TAMPERE DANCE CURRENT 20.-25.5.2025

DANCE + CITY

Tue 20.5. at 6.30pm & Wed 21.5. at 6.30pm | Hällä Stage, small stage

“Dance Plus City” is a cycle of short dance video clips created in the impressive architectural objects of Lithuanian cities, dedicated to contemporary dance and its synergy with architecture and video art.

The total duration of the film screening is 10’45.

The film screening is included in the admission price.

  • Lithuanian Composers’ Union House (1’30, LI, 2021)
  • The Parliament of the Republic of Lithuania (1’30, LI, 2021)
  • Vilnius | MKIC (1’30)
  • Visaginas | Miestas miške (1’30)
  • Nida | Prieplauka (1’15)
  • Sea Fragment / Seawater swimming pool (Saint-Quay-Portrieux, France) (3’33, FR, 2024)

Picture from the movie: Lithuanian Composers’ Union House 1’30

 

Dreamwork 

Wed 21.5. at 5 pm & Sun 25.5. at 2 pm| Arthouse Cinema Niagara
Please notice that the tickets to the film are sold seperately

Art film / Experimental feature film. 62 min. Directed and written by Anna-Maria Lipponen (FIN). Produced by Studio Total Helsinki.

Human masses work on multiple floors. Humans artificially grow another human inside themselves. Meanwhile, the last wild escapes.

Dreamwork is a visual poem about the human body, it’s a state of mind. Utopias have gained a new foothold in the world. The question for humanity is whether we should stop the progress of utopias.

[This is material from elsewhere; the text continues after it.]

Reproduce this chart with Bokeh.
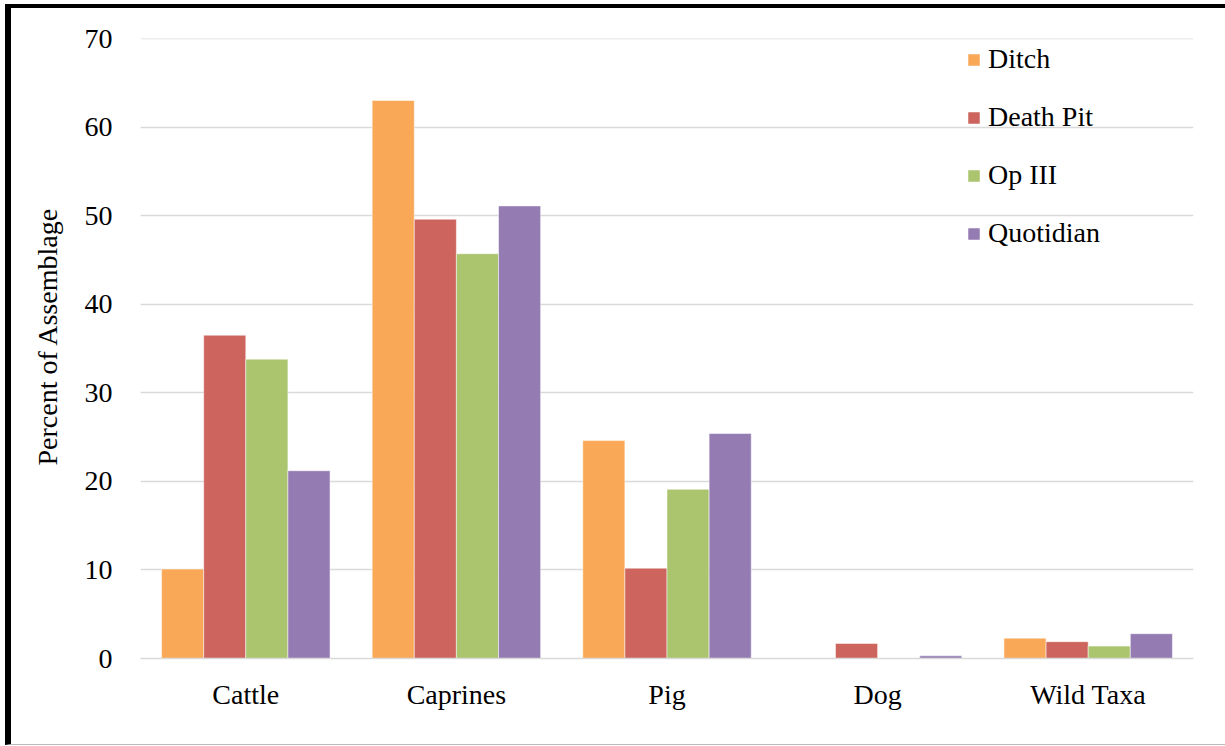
from bokeh.plotting import figure
from bokeh.models import FactorRange, Legend, LegendItem, FixedTicker, Span, Title
from bokeh.transform import dodge
from bokeh.embed import file_html
from bokeh.resources import INLINE

categories = ["Cattle", "Caprines", "Pig", "Dog", "Wild Taxa"]
series = ["Ditch", "Death Pit", "Op III", "Quotidian"]
ditch = [10.1, 63.0, 24.6, 0.0, 2.3]
death_pit = [36.5, 49.6, 10.2, 1.7, 1.9]
op_iii = [33.8, 45.7, 19.1, 0.0, 1.4]
quotidian = [21.2, 51.1, 25.4, 0.3, 2.8]
colors = ["#F9A857", "#CD655E", "#ABC56E", "#947CB2"]
y_ticks = [0, 10, 20, 30, 40, 50, 60, 70]
y_title = "Percent of Assemblage"

FONT = "Liberation Serif"

p = figure(x_range=FactorRange(*categories, range_padding=0), y_range=(0, 70),
           width=1220, height=741, output_backend="svg", toolbar_location=None,
           min_border_left=129, min_border_right=38, min_border_top=30,
           min_border_bottom=91)
p.styles = {"margin-left": "5px", "margin-top": "4px",
            "border-left": "6px solid black", "border-top": "4px solid black",
            "border-bottom": "1px solid #BBBBBB"}

data = dict(cat=categories, ditch=ditch, death_pit=death_pit, op_iii=op_iii, quotidian=quotidian)
keys = ["ditch", "death_pit", "op_iii", "quotidian"]
offsets = [-0.3, -0.1, 0.1, 0.3]
items = []
for k, off, c, name in zip(keys, offsets, colors, series):
    r = p.vbar(x=dodge("cat", off, range=p.x_range), top=k, width=0.2, source=data,
               fill_color=c, line_color="white", line_alpha=0.5, line_width=1)
    items.append(LegendItem(label=name, renderers=[r]))

legend = Legend(items=items, location=(826, 409), glyph_width=15, glyph_height=15,
                label_standoff=7, spacing=26, padding=0, margin=0,
                border_line_color=None, background_fill_alpha=0,
                label_text_font=FONT, label_text_font_size="28px", label_text_color="black")
p.add_layout(legend, "center")

p.add_layout(Span(location=y_ticks[-1], dimension="width", line_color="#D9D9D9", line_width=1.5))

# y-axis title, placed a little above the vertical centre as in the reference
p.add_layout(Title(text=y_title, align="left", offset=193, standoff=34,
                   vertical_align="top", text_font=FONT, text_font_size="28px",
                   text_font_style="normal", text_color="black"), "left")

p.xgrid.grid_line_color = None
p.ygrid.grid_line_color = "#D9D9D9"
p.ygrid.grid_line_width = 1.5
p.outline_line_color = None

p.yaxis.ticker = FixedTicker(ticks=y_ticks)
p.yaxis.axis_line_color = None
p.yaxis.major_tick_line_color = None
p.yaxis.minor_tick_line_color = None
p.yaxis.major_label_standoff = 22

p.xaxis.axis_line_color = "#D9D9D9"
p.xaxis.axis_line_width = 1.5
p.xaxis.major_tick_line_color = None
p.xaxis.minor_tick_line_color = None
p.xaxis.major_label_standoff = 14

for ax in (p.xaxis, p.yaxis):
    ax.major_label_text_font = FONT
    ax.major_label_text_font_size = "28px"
    ax.major_label_text_color = "black"

open("out.html", "w").write(file_html(p, INLINE))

Luckily even civilised predators know how to dream about good.

”Luckily even civilised predators know how to dream about good. Therefore, there is still hope in the world.”

© Petri Tuhkanen

How to Write Dance? -talk

Fri 23.5.2025 at 5.30-6.15 pm | Hällä Stage, small stage
The talk is in Finnish

The discussion is between choreographer and artist Anne Naukkarinen and dance artist Leevi Rauhalahti.

 

A Book of Dances is a collection of written choreographies by Finnish-based artists Anne Naukkarinen, Laura Cemin, Mikko Niemistö, and Marika Peura, and Swedish-based artists BamBam Frost, Ofelia Jarl Ortega, and Pontus Pettersson. It’s edited by Anne Naukkarinen.

Book explores language as a writing-based approach to choreographic practice. It brings attention to the contradictions, translations, and intimate relationships between dance and language.In A Book of Dances, multiple languages are intertwined with the situated knowledge and histories of the participating artists, each embedded within specific social contexts.

The book’s aim is not to define choreographic practices as such, but to create a space for writing that engages with and embodies diverse perspectives on world-making. Thus, the process of meaning-making becomes situated, relational, and unstable—it shifts constantly.